Source data ->
╭──
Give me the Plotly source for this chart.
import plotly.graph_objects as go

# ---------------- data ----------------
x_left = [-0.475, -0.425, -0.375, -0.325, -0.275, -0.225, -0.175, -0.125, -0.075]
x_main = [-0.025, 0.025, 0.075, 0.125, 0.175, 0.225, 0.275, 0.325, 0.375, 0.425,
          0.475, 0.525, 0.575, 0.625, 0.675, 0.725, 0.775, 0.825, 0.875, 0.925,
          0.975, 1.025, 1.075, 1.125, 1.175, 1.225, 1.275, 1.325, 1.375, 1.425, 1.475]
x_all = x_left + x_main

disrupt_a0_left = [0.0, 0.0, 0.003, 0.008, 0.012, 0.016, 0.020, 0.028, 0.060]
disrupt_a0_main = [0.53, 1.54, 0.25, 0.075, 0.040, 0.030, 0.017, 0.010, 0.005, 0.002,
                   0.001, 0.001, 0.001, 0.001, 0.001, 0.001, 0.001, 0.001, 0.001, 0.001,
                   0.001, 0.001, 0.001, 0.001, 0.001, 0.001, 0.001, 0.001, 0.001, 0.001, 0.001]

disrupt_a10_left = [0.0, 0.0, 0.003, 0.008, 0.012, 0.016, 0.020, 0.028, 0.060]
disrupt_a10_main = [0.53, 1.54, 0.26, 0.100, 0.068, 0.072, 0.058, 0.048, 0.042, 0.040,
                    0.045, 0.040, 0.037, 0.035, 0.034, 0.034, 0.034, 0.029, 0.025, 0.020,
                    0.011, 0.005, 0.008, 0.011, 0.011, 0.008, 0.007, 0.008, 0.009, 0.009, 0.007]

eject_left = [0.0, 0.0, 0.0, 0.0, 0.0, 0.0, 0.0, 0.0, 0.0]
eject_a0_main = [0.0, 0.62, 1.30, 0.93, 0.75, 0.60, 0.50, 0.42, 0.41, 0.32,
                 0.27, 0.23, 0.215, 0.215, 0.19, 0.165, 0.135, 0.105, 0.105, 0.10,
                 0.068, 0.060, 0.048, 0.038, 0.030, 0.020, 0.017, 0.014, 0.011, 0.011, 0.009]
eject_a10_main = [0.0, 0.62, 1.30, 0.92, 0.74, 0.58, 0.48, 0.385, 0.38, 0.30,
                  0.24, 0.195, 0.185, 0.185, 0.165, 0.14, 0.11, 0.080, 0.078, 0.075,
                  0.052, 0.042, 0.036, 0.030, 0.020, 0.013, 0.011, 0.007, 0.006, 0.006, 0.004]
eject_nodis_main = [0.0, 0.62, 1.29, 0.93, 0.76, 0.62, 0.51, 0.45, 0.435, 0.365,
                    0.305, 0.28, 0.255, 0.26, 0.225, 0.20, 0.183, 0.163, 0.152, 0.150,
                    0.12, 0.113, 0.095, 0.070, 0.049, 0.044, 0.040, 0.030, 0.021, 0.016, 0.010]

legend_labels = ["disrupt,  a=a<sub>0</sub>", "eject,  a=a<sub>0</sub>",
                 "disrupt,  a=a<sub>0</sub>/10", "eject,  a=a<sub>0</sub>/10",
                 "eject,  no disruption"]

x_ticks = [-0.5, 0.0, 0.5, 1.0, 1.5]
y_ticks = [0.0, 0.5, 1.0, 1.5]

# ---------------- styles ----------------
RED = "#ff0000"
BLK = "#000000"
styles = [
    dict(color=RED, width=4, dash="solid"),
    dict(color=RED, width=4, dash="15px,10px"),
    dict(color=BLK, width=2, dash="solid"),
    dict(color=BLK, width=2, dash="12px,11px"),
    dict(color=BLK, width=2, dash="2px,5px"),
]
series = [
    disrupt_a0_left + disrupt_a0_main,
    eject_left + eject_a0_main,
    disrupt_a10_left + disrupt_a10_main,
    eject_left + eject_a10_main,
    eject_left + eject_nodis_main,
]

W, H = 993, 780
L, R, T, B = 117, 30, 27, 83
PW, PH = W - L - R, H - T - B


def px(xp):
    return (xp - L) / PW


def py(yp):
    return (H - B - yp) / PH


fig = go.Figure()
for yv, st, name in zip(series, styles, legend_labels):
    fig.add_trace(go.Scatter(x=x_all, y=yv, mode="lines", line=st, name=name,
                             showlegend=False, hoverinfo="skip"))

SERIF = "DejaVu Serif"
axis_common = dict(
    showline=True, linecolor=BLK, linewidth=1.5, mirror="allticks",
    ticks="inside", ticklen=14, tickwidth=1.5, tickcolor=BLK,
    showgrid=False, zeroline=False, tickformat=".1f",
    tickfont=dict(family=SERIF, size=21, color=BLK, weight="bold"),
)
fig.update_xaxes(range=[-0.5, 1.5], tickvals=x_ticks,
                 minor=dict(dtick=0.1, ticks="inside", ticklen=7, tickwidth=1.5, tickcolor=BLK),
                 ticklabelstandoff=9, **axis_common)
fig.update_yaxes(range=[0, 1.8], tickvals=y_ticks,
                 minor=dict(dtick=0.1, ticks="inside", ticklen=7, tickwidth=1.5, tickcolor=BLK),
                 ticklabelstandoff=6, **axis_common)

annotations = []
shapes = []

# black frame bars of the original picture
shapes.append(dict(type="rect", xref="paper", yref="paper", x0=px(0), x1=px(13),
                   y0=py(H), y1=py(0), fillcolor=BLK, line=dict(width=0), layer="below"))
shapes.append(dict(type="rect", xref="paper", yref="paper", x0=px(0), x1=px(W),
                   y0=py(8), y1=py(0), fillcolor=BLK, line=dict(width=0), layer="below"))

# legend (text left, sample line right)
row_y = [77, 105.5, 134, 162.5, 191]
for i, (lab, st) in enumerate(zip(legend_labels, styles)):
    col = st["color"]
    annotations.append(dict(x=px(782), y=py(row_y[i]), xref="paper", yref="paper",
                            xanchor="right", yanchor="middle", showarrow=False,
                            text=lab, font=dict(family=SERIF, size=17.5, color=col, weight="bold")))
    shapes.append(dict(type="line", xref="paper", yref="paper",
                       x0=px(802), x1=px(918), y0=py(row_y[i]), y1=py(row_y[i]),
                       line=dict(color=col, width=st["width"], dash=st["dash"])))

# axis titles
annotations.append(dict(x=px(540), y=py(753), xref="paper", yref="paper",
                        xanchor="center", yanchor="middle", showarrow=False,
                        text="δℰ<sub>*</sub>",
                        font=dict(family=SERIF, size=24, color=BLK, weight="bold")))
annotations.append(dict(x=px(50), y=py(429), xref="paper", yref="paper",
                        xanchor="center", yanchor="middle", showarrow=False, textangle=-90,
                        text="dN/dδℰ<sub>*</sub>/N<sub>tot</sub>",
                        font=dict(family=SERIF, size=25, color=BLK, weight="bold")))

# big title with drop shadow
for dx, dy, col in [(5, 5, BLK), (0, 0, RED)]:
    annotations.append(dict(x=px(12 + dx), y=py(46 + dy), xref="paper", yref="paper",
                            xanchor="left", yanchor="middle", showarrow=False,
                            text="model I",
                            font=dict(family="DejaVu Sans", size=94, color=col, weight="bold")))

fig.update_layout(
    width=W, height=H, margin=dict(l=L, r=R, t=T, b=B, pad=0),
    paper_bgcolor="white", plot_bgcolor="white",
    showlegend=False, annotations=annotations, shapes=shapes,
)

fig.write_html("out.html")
╰──
Restate the first line and every line after it, word for word, stopping once the line with "0.009, 0.009, 0.007]" is done.

Correct answer ->
Give me the Plotly source for this chart.
import plotly.graph_objects as go

# ---------------- data ----------------
x_left = [-0.475, -0.425, -0.375, -0.325, -0.275, -0.225, -0.175, -0.125, -0.075]
x_main = [-0.025, 0.025, 0.075, 0.125, 0.175, 0.225, 0.275, 0.325, 0.375, 0.425,
          0.475, 0.525, 0.575, 0.625, 0.675, 0.725, 0.775, 0.825, 0.875, 0.925,
          0.975, 1.025, 1.075, 1.125, 1.175, 1.225, 1.275, 1.325, 1.375, 1.425, 1.475]
x_all = x_left + x_main

disrupt_a0_left = [0.0, 0.0, 0.003, 0.008, 0.012, 0.016, 0.020, 0.028, 0.060]
disrupt_a0_main = [0.53, 1.54, 0.25, 0.075, 0.040, 0.030, 0.017, 0.010, 0.005, 0.002,
                   0.001, 0.001, 0.001, 0.001, 0.001, 0.001, 0.001, 0.001, 0.001, 0.001,
                   0.001, 0.001, 0.001, 0.001, 0.001, 0.001, 0.001, 0.001, 0.001, 0.001, 0.001]

disrupt_a10_left = [0.0, 0.0, 0.003, 0.008, 0.012, 0.016, 0.020, 0.028, 0.060]
disrupt_a10_main = [0.53, 1.54, 0.26, 0.100, 0.068, 0.072, 0.058, 0.048, 0.042, 0.040,
                    0.045, 0.040, 0.037, 0.035, 0.034, 0.034, 0.034, 0.029, 0.025, 0.020,
                    0.011, 0.005, 0.008, 0.011, 0.011, 0.008, 0.007, 0.008, 0.009, 0.009, 0.007]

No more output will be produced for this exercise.